Um porta-voz do estudo disse: “Temos visto muitas pessoas registrando consistentemente sua perda de olfato, apesar da ausência de quaisquer outros sintomas”. Defriez disse: “Estou sentindo a diminuição do cheiro mais como uma condição agora do que uma sensação de mal-estar. Então [a pergunta] não me fez responder que não estava me sentindo bem.”

O que você pode fazer se tiver um problema? Primeiro, dê uma olhada nos sites das instituições de caridade AbScent e Fifth Sense, que oferecem informações sobre o cheiro. Em segundo lugar, junte-se ao grupo AbScent Facebook Covid para ler sobre a experiência de outras pessoas e se conectar com especialistas em olfato por meio de seminários e apresentações online. Em terceiro lugar, participe de um estudo - sua ajuda é importante para que os pesquisadores façam avançar esta questão.

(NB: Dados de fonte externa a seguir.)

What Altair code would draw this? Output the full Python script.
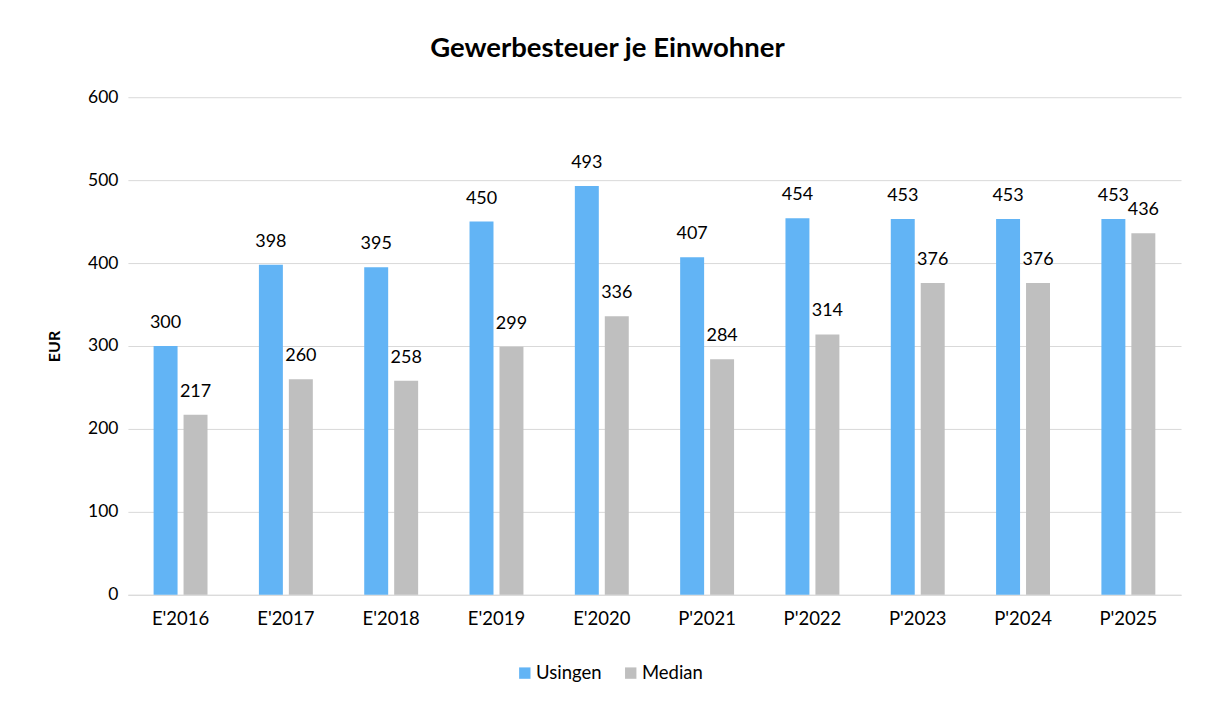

Finalmente, pratique o treinamento do olfato. Com base na pesquisa do Professor Thomas Hummel da Universidade de Dresden, na Alemanha, acredita-se que isso amplifique a recuperação. Você pode comprar um pacote de óleos essenciais, usar sua própria escolha de perfumes, especiarias ou - adivinhe - vinhos. Em seguida, reserve cinco minutos duas vezes por dia para se concentrar em cheirá-los.

“Se você está olhando para um poço muito fundo e deixa cair uma pedra, então se esforce para ouvir o som minúsculo dela batendo na água, sem saber quanto tempo vai durar ou quão silencioso quando chega - essa é a experiência que você está procurando”, explica Kelly. A recuperação pode funcionar de baixo para cima (da informação sensorial que chega aos níveis mais elevados de processamento no cérebro) ou de cima para baixo (o oposto), portanto, treine com os cheiros que você conhece.

Se você está se perguntando, Chrissi Kelly recuperou um pouco do olfato e tem este conselho para os anósmicos: “Quando cheiros específicos voltam, pode ser com sua antiga intensidade, não é como aumentar gradualmente o volume do rádio. Mas alguns podem não vir. É como emigrar para um novo país. Você fica com tanta saudade de casa quando é despejado nesta costa estrangeira onde nada é familiar, então, com o tempo, seu cérebro começa a preencher as lacunas para que se sinta confortável.”